- Video artwork
- Directed by: Leszek Burzynski
- Screenplay by: Leszek Burzynski; Julian Weaver;
- Produced by: Christopher Webster
- Starring: Cameron Mitchell; Sullivan Hester; Laura Kallison; Mark Witsken; Michael Nash; Alex Kubik; Elizabeth Kent; Jay Leggett;
- Cinematography: Nancy Schreiber
- Edited by: Matthew Mallinson
- Music by: Michael Mark
- Production company: Filmworld International
- Distributed by: WorldVision Entertainment
- Release dates: 1988 (premiere); December 22, 1993;
- Running time: 92 minutes
- Country: United States
- Language: English

= Trapped Alive =

Trapped Alive (originally titled Forever Mine; also known as Trapped) is a 1988 American slasher film directed by Leszek Burzynski, and starring Cameron Mitchell, Sullivan Hester, Laura Kallison, Mark Witsken, Michael Nash, Jay Leggett, and Elizabeth Kent. It follows two women who are abducted by a group of escaped convicts after leaving a Christmas party, and become trapped in a mine shaft where they are preyed upon by a cannibalistic murderer.

==Plot==
Robin Adams departs her family's Christmas Eve party with her friend, Monica Perry, to attend a party being held by mutual friends. Meanwhile, criminals Mongo and Louis "Face" Napoleon escape from a nearby penitentiary with fellow inmate Randy Carter as a hostage. The men stop Robin and Monica along a snowy country road and abduct them, appointing Randy as the driver of the car. Randy drives into a wooded area where he inadvertently crashes the car into an abandoned mineshaft. Mongo is fatally injured, but the others survive, despite the car exploding and causing the shaft entrance to collapse.

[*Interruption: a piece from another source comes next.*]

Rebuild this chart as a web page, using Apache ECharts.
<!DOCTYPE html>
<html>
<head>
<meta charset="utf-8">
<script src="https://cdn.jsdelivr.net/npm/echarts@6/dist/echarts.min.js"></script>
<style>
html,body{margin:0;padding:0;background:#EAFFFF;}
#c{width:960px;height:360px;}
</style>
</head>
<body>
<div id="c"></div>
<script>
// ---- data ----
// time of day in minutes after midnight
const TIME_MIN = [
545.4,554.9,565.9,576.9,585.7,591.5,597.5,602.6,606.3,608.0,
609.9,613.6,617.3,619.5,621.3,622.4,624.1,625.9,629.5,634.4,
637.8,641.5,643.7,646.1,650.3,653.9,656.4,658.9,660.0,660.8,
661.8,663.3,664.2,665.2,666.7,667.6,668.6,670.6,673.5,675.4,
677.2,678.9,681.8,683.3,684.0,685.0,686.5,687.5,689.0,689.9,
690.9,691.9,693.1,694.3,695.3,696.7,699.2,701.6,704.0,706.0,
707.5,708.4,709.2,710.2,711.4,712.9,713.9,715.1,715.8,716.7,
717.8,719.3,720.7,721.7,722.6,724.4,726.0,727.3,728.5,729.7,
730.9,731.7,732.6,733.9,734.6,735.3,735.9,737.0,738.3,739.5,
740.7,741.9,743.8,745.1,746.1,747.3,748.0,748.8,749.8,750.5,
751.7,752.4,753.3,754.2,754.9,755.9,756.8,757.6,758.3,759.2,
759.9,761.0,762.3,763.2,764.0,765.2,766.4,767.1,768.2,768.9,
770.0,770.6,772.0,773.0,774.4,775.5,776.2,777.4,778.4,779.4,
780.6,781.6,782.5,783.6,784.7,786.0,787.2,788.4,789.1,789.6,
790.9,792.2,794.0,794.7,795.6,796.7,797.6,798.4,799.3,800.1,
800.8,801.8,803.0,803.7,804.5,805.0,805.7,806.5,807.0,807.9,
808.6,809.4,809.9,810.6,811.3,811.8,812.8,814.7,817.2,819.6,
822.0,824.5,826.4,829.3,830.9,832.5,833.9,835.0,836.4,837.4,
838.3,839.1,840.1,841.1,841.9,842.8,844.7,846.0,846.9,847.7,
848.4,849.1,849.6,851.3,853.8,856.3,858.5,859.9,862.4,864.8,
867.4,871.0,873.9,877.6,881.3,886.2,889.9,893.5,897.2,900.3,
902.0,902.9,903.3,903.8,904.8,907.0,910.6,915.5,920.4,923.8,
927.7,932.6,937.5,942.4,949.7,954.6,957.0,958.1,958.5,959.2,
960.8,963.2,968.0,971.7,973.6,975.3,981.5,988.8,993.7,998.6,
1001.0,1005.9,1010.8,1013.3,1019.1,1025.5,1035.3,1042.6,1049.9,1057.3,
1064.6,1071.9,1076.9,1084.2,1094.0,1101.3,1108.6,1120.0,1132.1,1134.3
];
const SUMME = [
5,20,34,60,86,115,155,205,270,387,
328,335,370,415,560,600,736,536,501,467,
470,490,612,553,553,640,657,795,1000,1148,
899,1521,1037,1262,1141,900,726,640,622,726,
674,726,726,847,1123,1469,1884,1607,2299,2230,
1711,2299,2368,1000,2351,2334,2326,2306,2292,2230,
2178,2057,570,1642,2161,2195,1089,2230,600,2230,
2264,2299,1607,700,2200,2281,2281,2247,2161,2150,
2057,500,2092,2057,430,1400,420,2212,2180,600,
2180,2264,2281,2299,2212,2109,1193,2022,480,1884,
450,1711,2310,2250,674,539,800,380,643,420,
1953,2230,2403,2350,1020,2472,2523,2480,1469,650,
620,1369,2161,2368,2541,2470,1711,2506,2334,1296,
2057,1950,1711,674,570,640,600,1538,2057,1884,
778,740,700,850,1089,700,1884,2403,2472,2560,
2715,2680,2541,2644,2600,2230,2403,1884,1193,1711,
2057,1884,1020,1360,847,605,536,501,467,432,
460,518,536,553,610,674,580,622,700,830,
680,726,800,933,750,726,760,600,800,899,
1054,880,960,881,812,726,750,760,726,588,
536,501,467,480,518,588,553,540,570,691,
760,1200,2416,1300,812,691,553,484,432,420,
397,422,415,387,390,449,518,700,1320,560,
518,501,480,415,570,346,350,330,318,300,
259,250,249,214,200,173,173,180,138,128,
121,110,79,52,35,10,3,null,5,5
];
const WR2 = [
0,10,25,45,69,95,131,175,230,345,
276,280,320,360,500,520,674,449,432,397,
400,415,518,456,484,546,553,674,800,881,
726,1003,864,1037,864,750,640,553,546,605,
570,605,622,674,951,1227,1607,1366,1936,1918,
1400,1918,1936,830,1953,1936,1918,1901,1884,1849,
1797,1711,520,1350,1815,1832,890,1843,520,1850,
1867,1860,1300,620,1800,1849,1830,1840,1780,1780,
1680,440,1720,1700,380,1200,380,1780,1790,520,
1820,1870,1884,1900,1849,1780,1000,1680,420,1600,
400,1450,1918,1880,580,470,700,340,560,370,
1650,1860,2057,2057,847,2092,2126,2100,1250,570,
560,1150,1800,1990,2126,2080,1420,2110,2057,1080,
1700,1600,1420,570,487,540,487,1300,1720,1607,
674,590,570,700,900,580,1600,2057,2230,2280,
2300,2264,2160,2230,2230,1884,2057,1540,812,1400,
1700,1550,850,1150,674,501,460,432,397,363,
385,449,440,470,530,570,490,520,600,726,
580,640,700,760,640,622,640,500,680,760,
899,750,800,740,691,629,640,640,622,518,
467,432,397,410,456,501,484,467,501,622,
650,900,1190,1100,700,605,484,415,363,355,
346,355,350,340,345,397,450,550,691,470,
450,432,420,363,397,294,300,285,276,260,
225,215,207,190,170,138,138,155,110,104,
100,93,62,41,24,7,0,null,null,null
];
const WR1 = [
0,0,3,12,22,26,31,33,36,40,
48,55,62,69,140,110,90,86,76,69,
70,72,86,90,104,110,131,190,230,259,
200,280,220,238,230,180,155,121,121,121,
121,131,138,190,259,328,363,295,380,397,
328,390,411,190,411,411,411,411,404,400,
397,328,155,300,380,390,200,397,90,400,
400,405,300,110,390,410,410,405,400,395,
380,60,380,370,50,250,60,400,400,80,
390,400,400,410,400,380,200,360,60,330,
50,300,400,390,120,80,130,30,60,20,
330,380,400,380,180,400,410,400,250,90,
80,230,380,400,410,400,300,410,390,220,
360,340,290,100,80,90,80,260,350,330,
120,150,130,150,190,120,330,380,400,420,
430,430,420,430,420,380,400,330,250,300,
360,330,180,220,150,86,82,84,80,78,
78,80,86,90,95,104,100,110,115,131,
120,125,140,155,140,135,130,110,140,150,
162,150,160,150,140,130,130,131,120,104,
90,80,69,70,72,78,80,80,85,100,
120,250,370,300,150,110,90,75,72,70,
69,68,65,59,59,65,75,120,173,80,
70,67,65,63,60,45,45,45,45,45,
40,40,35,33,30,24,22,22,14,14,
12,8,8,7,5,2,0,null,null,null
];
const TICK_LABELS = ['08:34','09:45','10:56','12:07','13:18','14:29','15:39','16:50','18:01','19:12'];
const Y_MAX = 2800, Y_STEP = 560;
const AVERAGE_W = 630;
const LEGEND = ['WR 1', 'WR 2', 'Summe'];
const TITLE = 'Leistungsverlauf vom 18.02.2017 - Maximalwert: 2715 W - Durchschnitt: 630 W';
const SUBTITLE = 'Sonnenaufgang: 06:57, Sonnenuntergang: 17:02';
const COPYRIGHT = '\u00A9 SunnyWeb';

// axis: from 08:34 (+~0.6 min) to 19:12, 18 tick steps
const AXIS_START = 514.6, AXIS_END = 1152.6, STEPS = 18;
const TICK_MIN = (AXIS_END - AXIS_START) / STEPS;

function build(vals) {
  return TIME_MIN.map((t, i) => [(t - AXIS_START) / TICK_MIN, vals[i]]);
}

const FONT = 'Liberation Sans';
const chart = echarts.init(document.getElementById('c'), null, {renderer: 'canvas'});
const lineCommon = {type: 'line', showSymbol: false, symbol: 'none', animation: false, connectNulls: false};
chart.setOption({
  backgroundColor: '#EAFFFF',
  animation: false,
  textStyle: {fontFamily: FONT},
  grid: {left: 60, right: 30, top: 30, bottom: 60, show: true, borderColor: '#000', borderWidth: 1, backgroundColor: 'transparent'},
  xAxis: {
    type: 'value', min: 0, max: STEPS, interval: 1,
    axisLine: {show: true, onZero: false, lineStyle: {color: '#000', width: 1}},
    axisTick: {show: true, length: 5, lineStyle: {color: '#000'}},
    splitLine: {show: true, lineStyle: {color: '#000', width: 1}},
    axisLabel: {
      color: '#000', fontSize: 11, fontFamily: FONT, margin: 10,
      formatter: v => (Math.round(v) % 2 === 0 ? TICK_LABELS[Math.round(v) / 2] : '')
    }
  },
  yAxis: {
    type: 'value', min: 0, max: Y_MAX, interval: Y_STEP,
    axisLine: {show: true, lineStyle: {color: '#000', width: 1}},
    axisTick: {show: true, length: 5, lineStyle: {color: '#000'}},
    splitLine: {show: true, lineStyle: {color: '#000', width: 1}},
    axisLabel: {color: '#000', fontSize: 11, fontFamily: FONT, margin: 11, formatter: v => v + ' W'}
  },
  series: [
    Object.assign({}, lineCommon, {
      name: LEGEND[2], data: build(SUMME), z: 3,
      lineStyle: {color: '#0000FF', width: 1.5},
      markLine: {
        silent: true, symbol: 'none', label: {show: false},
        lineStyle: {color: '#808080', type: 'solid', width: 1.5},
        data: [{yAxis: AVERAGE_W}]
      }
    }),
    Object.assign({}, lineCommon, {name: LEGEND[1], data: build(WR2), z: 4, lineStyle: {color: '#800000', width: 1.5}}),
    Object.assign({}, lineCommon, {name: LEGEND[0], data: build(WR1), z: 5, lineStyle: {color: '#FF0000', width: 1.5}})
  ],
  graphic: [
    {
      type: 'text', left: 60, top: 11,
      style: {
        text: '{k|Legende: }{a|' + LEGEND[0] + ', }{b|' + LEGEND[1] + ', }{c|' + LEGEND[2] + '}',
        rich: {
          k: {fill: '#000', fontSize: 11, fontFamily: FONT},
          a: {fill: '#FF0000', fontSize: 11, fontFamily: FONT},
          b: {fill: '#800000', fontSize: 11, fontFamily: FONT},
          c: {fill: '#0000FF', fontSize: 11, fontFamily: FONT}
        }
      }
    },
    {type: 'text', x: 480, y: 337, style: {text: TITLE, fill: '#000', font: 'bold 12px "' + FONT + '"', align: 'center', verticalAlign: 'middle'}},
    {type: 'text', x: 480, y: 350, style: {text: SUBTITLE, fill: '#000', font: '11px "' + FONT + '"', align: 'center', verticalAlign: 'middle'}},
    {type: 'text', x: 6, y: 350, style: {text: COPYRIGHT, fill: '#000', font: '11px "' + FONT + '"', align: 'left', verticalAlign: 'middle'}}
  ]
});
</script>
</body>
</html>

Meanwhile, Sheriff Billy Williams arrives nearby in search of Face and Mongo, but finds no trace of them. He visits a house near the mineshaft where he is invited inside by its owner, Rachel. Rachel is flirtatious with Billy, and seduces him while her husband sleeps. In the shaft, Randy finds that Mongo's body has been apparently cannibalized. Robin manages to become separated from Face and Monica, and locates an emergency phone in a tunnel that connects to Rachel's house. Billy answers the call, and hears a panicked Robin screaming for help.

Billy subsequently locates the sinkhole entrance into the mine on Rachel's property, and rappels down using a rope tied to the bumper of his police car, but the rope is cut, causing him to also be trapped below. Billy stumbles upon Randy standing over Mongo's body, and the two join the others. Billy handcuffs Randy and Face separately to keep them contained. Robin, who has taken a liking to Randy, begins to question him about his criminal past and how he became involved in accompanying Mongo and Face.

Face is impaled with a hooked spike by a mutated man—revealed to be Rachel's father—who pulls him to an upper chamber of the mine and begins cannibalizing him as the others look on in horror. The group manage to lift an iron gate blocking a tunnel, but the gate collapses before Monica can pass through it, crushing Billy's leg in the process. Rachel's father approaches and grabs Monica from behind. Randy attempts to shoot at him, but inadvertently misses, shooting Monica in the head and killing her.

Meanwhile, Robin's lawyer father, John, is retiring for the night after his Christmas party. He attempts to phone Robin at her friend's home, but is told that she and Monica never arrived. A worried John attempts to report Robin missing, but is dismissed by police. Back in the mine, the remaining survivors find a pool of water, which Rachel's father emerges from and pulls Randy into. Robin manages to impale the assailant through the throat with a metal pole, and pulls Randy from the water to safety.

Moments later, a crazed Rachel enters the cave and begins chastising Robin, Randy, and Billy for killing her father. She reveals that her father was one of 18 men who were left to die in the mine after a cave-in years prior. Secretly never giving up hope that her father was still alive, Rachel married the caretaker of the property, hoping to locate her missing father. After venturing into the mine and exploring it, Rachel eventually found her father, who had survived by cannibalizing his fellow miners. Rachel attempts to detonate the mine with dynamite and kill herself and everyone inside. Randy and Robin narrowly escape through a passageway, while Billy and Rachel are killed in the explosion.

Arriving at the surface, Randy and Robin are met by police, as well as John. Robin explains to her father that Randy saved her life, and begs for him to help him, to which he agrees.

==Production==
The film was shot at Windsor Lake Studios in Eagle River, Wisconsin in February 1988.

==Release==
The film was released directly to video on December 22, 1993. Arrow Films released Trapped Alive on Blu-ray in 2019.